Волк исчез в прибрежных кустах, ушел продолжать свою особую ночную жизнь, полную запахов, шорохов, бликов, погони.
Ночь перевалила на вторую половину. Я все еще продолжал лежать, околдованный чуть слышным движением сероватой, чернеющей синью воды. Корова замолкла, филин устал и тоже смолк. Внезапно словно шок поразил мою ночную напряженность. Вдоль берега, чуть покачиваясь в черной воде, подплывало тело утопленника. Не веря своим глазам, я зацепил его багорчиком, который был со мною для подтаскивания крупной рыбы. Ох, я вздохнул с облегчением - это была собравшаяся где-то ночная пена, она приняла форму человека, оторвалась и вот теперь, словно утопленник, медленно качаясь, плыла вдоль темных, холодных, сразу ставших мрачными, угрюмых песков.
Небо стало сереть, наступало утро 2 сентября 1952 года. Я разложил поудобнее рыбу в своей байдарке, сел и, погрузившись в ее массу по пояс, поплыл против течения, обратно в мой далекий орнитологический лагерь.
Весною и ранним летом в степи все пылает от солнца, везде мерцают пятна - краски тюльпанов, все заполнено терпким, благотворным ароматом сизой полыни. Знойный воздух напоен запахами трав. Марево теплыми струями дрожит и растет над полынным морем. Стрепеты белыми комьями света взмывают из трав. Чибисы стонут в ложбинах. Медлительно летят смотрят на степь орлы. Каждый стебель излучает тепло и благоухание. Монотонно, медвяно жужжат насекомые. Жаворонки дрожащими свечками висят над полынной степью, трепеща крылышками, они поднимаются все выше и выше и поют свою светлую песню. Звеня, они выпевают свои торопливые трели и вдруг, оборвав песню, падают в траву. Суслики серыми столбиками стоят и свистят у своих нор. В лужах, на берегах озер, подняв одну ногу, застыли серые цапли. Загадочно они смотрят в воду, почти касаясь своим клювом опрокинутых в воде облаков. Плывут кулики, они на воде словно игрушки. Камыши бушуют зеленою силой, рвущей их тонкие тела к солнцу. Весь этот мир словно море тепла, запахов, красоты и света. Это весенняя, бескрайняя, сизо-зеленая, серебряная, полынно-тюльпанная степь.

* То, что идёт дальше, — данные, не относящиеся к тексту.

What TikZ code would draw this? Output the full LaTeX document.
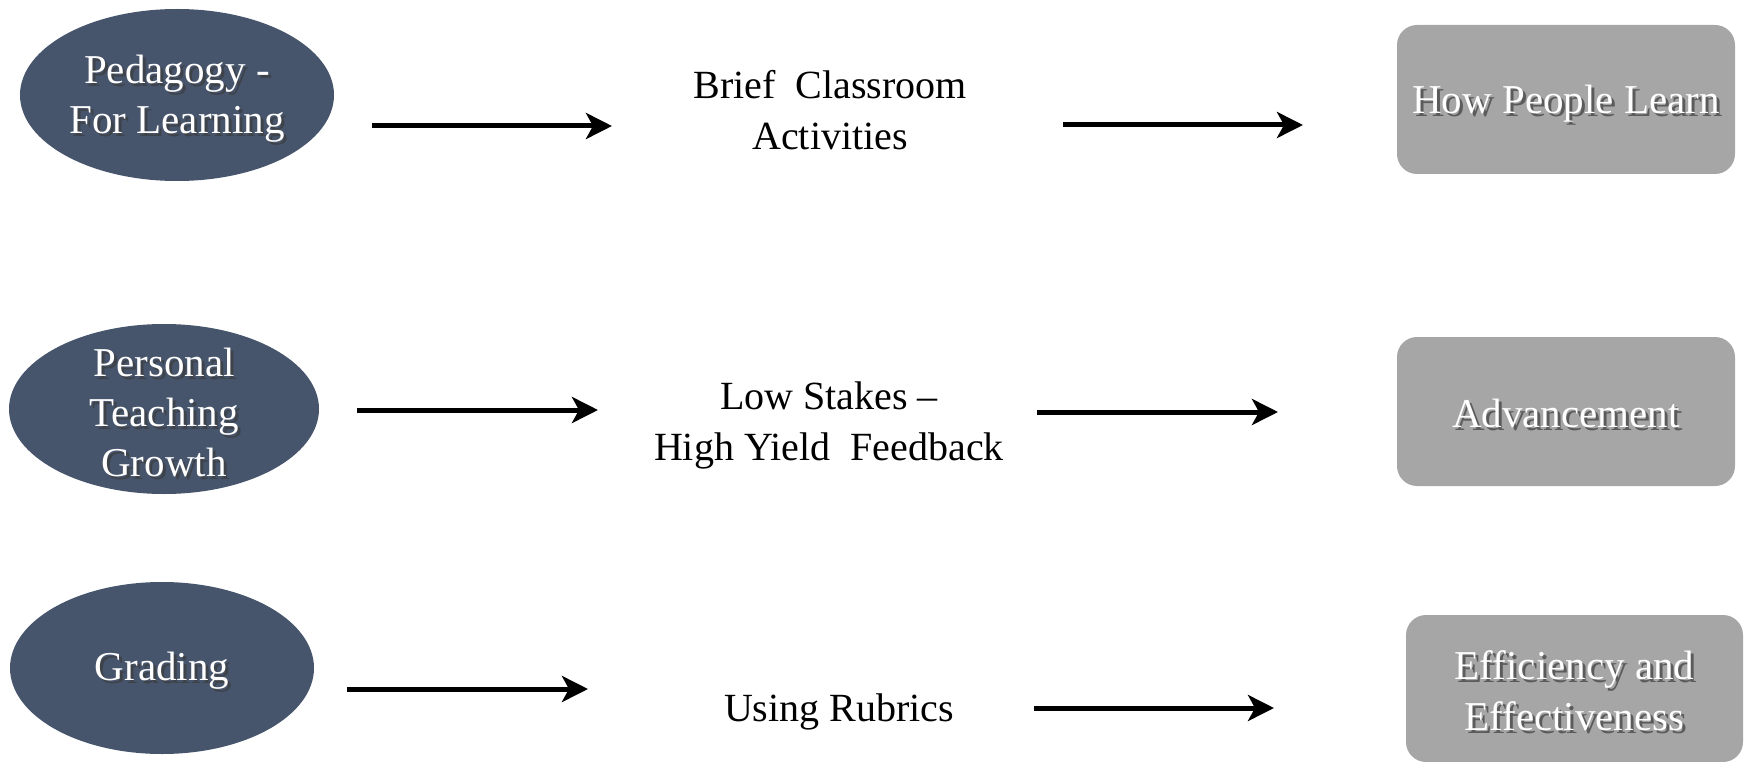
\documentclass[tikz,border=0pt]{standalone}
\usepackage{fontspec}
\setmainfont{Liberation Serif}
\usetikzlibrary{shapes.geometric,arrows.meta,calc}
\definecolor{slate}{RGB}{70,84,108}
\definecolor{boxgray}{RGB}{166,166,166}
\definecolor{shade}{RGB}{60,60,60}
\tikzset{
  ell/.style={ellipse, fill=slate, inner sep=0pt},
  gbox/.style={rectangle, rounded corners=20pt, fill=boxgray, inner sep=0pt},
  wtxt/.style={text=white, align=center, font=\fontsize{41}{50}\selectfont, inner sep=0pt},
  stxt/.style={text=shade, align=center, font=\fontsize{41}{50}\selectfont, inner sep=0pt, opacity=0.7},
  btxt/.style={text=white, align=center, font=\fontsize{41}{51}\selectfont, inner sep=0pt},
  bstxt/.style={text=shade, align=center, font=\fontsize{41}{51}\selectfont, inner sep=0pt, opacity=0.7},
  mtxt/.style={text=black, align=center, font=\fontsize{40}{51}\selectfont, inner sep=0pt},
  arr/.style={line width=5pt, -{Stealth[length=26pt,width=26pt,inset=7pt]}}
}
\begin{document}
\begin{tikzpicture}[x=1pt,y=-1pt]
\useasboundingbox (0,0) rectangle (1745,762);
% ellipses
\node[ell, minimum width=314pt, minimum height=172pt] (e1) at (177,95) {};
\node[ell, minimum width=310pt, minimum height=170pt] (e2) at (164,409) {};
\node[ell, minimum width=304pt, minimum height=172pt] (e3) at (162,668) {};
\node[stxt] at ($(e1)+(3,7)$) {Pedagogy -\\For Learning};
\node[wtxt] (t1) at ($(e1)+(0,4)$) {Pedagogy -\\For Learning};
\node[stxt] at ($(e2)+(3,6)$) {Personal\\Teaching\\Growth};
\node[wtxt] (t2) at ($(e2)+(0,3)$) {Personal\\Teaching\\Growth};
\node[stxt] at ($(e3)+(3,6)$) {Grading};
\node[wtxt] (t3) at ($(e3)+(0,3)$) {Grading};
% boxes
\node[gbox, minimum width=338pt, minimum height=149pt] (b1) at (1566,99.5) {};
\node[gbox, minimum width=338pt, minimum height=149pt] (b2) at (1566,411.5) {};
\node[gbox, minimum width=337pt, minimum height=147pt] (b3) at (1574.5,688.5) {};
\node[bstxt] at ($(b1)+(3,7)$) {How People Learn};
\node[btxt] (u1) at ($(b1)+(0,4)$) {How People Learn};
\node[bstxt] at ($(b2)+(3,5)$) {Advancement};
\node[btxt] (u2) at ($(b2)+(0,2)$) {Advancement};
\node[bstxt] at ($(b3)+(3,5)$) {Efficiency and\\Effectiveness};
\node[btxt] (u3) at ($(b3)+(0,2)$) {Efficiency and\\Effectiveness};
% middle texts
\node[mtxt] (m1) at (830,110) {Brief\ \ Classroom\\Activities};
\node[mtxt] (m2) at (829,425) {Low Stakes –\\High Yield\ \ Feedback};
\node[mtxt] (m3) at (839,712) {Using Rubrics};
% arrow coordinates
\coordinate (a1s) at (372,126); \coordinate (a1e) at (612,126);
\coordinate (c1s) at (1063,125); \coordinate (c1e) at (1303,125);
\coordinate (a2s) at (357,410); \coordinate (a2e) at (598,410);
\coordinate (c2s) at (1037,412); \coordinate (c2e) at (1278,412);
\coordinate (a3s) at (347,689); \coordinate (a3e) at (588,689);
\coordinate (c3s) at (1034,708); \coordinate (c3e) at (1274,708);
\draw[arr] (a1s) -- (a1e);
\draw[arr] (c1s) -- (c1e);
\draw[arr] (a2s) -- (a2e);
\draw[arr] (c2s) -- (c2e);
\draw[arr] (a3s) -- (a3e);
\draw[arr] (c3s) -- (c3e);
\end{tikzpicture}
\end{document}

Костер, то пылающий ярко, то чуть тлеющий, задумчивый, в красных мерцающих углях, сопровождал нас все эти годы. Дрожащий огонек крошечной спички превращался в пламя. Оно было чистым, алым, когда огонь горел жадно. Это пламя было подкрашено черными подкрыльями, когда огонь не справлялся с телами деревьев. О огонь! Перед твоим лицом стоял очарованный, испуганный первый человек, который увидел в тебе свое будущее. Благодаря тебе он стал державным властелином леса, саванн, а затем и всей земли. Огонь отпугивал зверей, готовил пищу человеку, ковал ему первое железо. Теперь же, в преддверии XXI века, его мощь, закованный огненный смерч пылает в двигателях ракет, несущих человека в космос. Огонь тысяч молний и грохот тысяч громов зажаты в руке человека. Всему этому начало дал огонь костра.